It’s time to continue our series about Hungarian cities and we have another charming place to show you this time: Eger. It’s located in Northern Hungary on the hills of Bükk Mountains and it’s a city of history and wine.
Our first taste of Eger
“Eclipse of the Crescent Moon” was the first historical novel that we read at the age of 10 – just as all the other kids in school. Since then we’ve known very well who the heroes of Eger are and soon enough after reading the book we also had a school trip to Eger. “Eclipse of the Crescent Moon” is a very good book, by the way. I enjoyed it as a child and I also enjoyed reading it again several years later. It has been translated into numerous languages and it takes you back to the age of Turkish occupation in Hungary. I can recommend it to anyone who wants to read an exciting historical novel – including some romance, of course.
Castle of Eger
Back to Eger now. Its most famous historical building is the middle age castle. It’s that castle that a handful of brave Hungarian soldiers defended against the Turks in the novel – and in reality, too, in 1552. I should rather say castle ruins than castle today, but after all the renovations it’s in a surprisingly good condition. From the medieval walls we got a beautiful view of Eger’s center and there are several exhibitions if you want to know more about the details of that famous battle in 1552.
Not far from the castle entrance there is a square named in honour of the captain of the Hungarians in that battle: Dobó Square. This lovely place is dominated by a stunning Baroque church and the statue of Dobó István.

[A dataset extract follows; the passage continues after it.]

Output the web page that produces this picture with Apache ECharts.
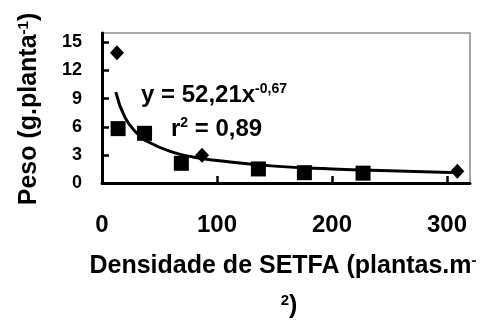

Though Dobó István and his soldiers held back the Turkish Empire for a while but finally the Turks took over the city in 1596 – along with the majority of medieval Hungary. The 40 meters high Minaret with its 93 stairs was built during the Turkish rule and it still stands today.
Getting lost in the charming cobbled streets
But history doesn’t end with the castle ruins and the Minaret. History is everywhere in Eger: in the cobbled streets, in the Baroque churches and palaces or in the late baroque style Lyceum that is one of the oldest libraries in Hungary. The oldest building in the city is probably the one called Buttler House.
Széchenyi Street is a lovely walking street with colorful cafes, confectionaries and bars. Kossuth Lajos street is one of the main streets with wonderful Baroque and Rococo buildings decorated with bent iron balconies. Kisrepost and Nagyrepost Palaces and the Frank Monastery and Church are especially worth to take a look.
Thermal bath culture
Another unique remnant of the Turkish era in Eger is the thermal bath culture. Hungary is famous for its countless thermal spas anyway and Eger is one of the top places to get a taste of it. The most special part of Eger Termál is probably its authentic Turkish bath (Törökfürdő in Hungarian).
Wine and the Valley of the Beautiful Women
And speaking of how to relax it’s impossible not to mention wine when we talk about Eger. Hungary’s most famous wine region is located on the slopes of the South-West part of Bükk Mountains and its center is Eger. And there is a place that will be a favorite of all wine lovers: it’s called the Valley of the Beautiful Women (Szépasszonyvölgy in Hungarian). This valley is not even far from the city center of Eger (half an hour by walk) and it has about 200 wine cellars – dozens of them are open to the public.
It’s the most famous place for wine tasting in Hungary – and for a good reason: you can choose from a huge variety of quality wine. The most famous wine in Eger is definitely “Egri Bikavér” (it means “Bull’s Blood from Eger”) that is a ruby red, dry wine made from a mixture of at least three different types of grapes from the region. Some other famous wines are: “Egri Kékfrankos” and “Egri Cabernet Sauvignon” that are also red wines; “Egri Leányka” and “Egri Muskotály” – they are white wines.
And who is the Beautiful Women? No one knows it for sure, but different stories are told. One of them says it’s a pagan goddess. Another says it was a beautiful frivolous local lady with a scandalous life. And another says that it was a beautiful waitress working in one of the cellars in the valley. Well, you can go figure it out for yourself.
Eger is 1.5 hours drive from Budapest and about 2 hours by train. Just as in case of so many Hungarian cities its center is easily walkable. Actually, I don’t think we’ve ever used public transport to explore Hungarian cities other than Budapest. Of course, it helps if you book accommodation close to the center.
There are quite a few things to explore near Eger. Like the limestone terraces of Egerszalók. Or Bükk National Park, one of our favorites in Hungary. Even Aggtelek National Park and the cave bath of Miskolctapolca are easily reachable. If you venture out to all these places though we would consider renting a car. Public transport is quite good in Hungary, surprisingly even the smallest villages can be accessed at least by local buses, but those run only once or twice a day. So exploring places in Aggtelek or Bükk National Park is much more convenient by car.